Aug. 19, 2011) ("Because Doe defendants 2-60 were improperly joined in
the matter, the Court is authorized under Rule 21 to 'drop' these
defendants."). Under these circumstances, permissive joinder under Federal Rule of Civil Procedure 20(a)(2) is
not warranted.*fn2 See Third Degree Films, Inc. v.
Does 1-131, 280 F.R.D. 493, 495-500 (D. Ariz. 2012) (Surveying the
various approaches to such cases and discovery requests taken by
district courts around the country, determining that the joinder
question should be addressed sua sponte at the outset of the
litigation and ultimately dismissing Does 2 through 131 without
prejudice and granting the requested expedited discovery only with
respect to Doe defendant 1.) Accordingly, the court will also
recommend that Does 2 through 13 be dismissed without prejudice under
Federal Rule of Civil Procedure 21.
Accordingly, IT IS HEREBY RECOMMENDED that Does 2-13 be dismissed from this action without prejudice.
These findings and recommendations are submitted to the United States District Judge assigned to the case, pursuant to the provisions of Title 28 U.S.C. § 636(b)(l).
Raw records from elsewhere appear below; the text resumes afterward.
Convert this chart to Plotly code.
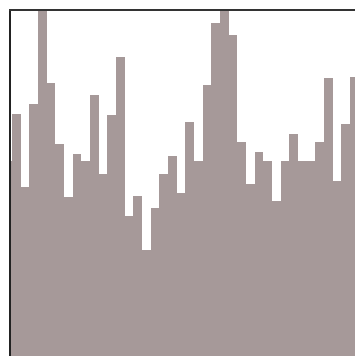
import plotly.graph_objects as go

# histogram bins (index) and bar heights
bins = list(range(41))
counts = [
    195, 242, 169, 252, 345, 273, 212, 159, 202, 195,
    261, 182, 241, 299, 140, 160, 106, 148, 182, 200,
    163, 234, 195, 271, 333, 345, 321, 214, 172, 204,
    195, 155, 195, 222, 195, 195, 214, 278, 175, 232,
    279,
]

BAR_COLOR = "#a69999"

fig = go.Figure(go.Bar(x=bins, y=counts, width=1, marker_color=BAR_COLOR,
                       marker_line_width=0))

fig.update_layout(
    width=355, height=356,
    margin=dict(l=11, r=0, t=11, b=0),
    plot_bgcolor="white", paper_bgcolor="white",
    bargap=0, showlegend=False,
)
fig.update_xaxes(range=[0.385, 40.08], side="top", showline=True, linecolor="#333",
                 linewidth=2, showgrid=False, zeroline=False, showticklabels=False,
                 ticks="")
fig.update_yaxes(range=[0, 345], showline=True, linecolor="#222", linewidth=2,
                 showgrid=False, zeroline=False, showticklabels=False, ticks="")

# page has a default 8px body margin; drop it so the figure sits at 0,0
fig.write_html("out.html", config={"displayModeBar": False},
               post_script="document.body.style.margin='0';"
                           "document.body.style.overflow='hidden';")
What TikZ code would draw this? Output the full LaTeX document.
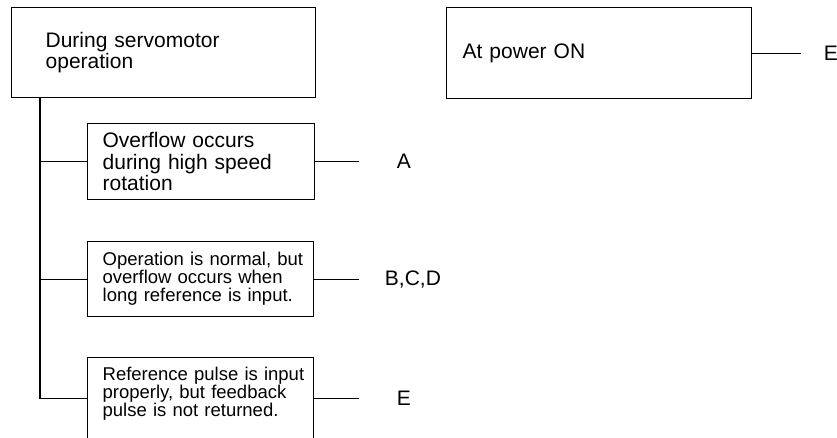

Within fourteen days after being served with these findings and recommendations, any party may file written objections with the court and serve a copy on all parties. Such a document should be captioned "Objections to Magistrate Judge's Findings and Recommendations." Any reply to the objections shall be served and filed within seven days after service of the objections. The parties are advised that failure to file objections within the specified time may waive the right to appeal the District Court's order. Martinez v. Ylst, 951 F.2d 1153 (9th Cir. 1991).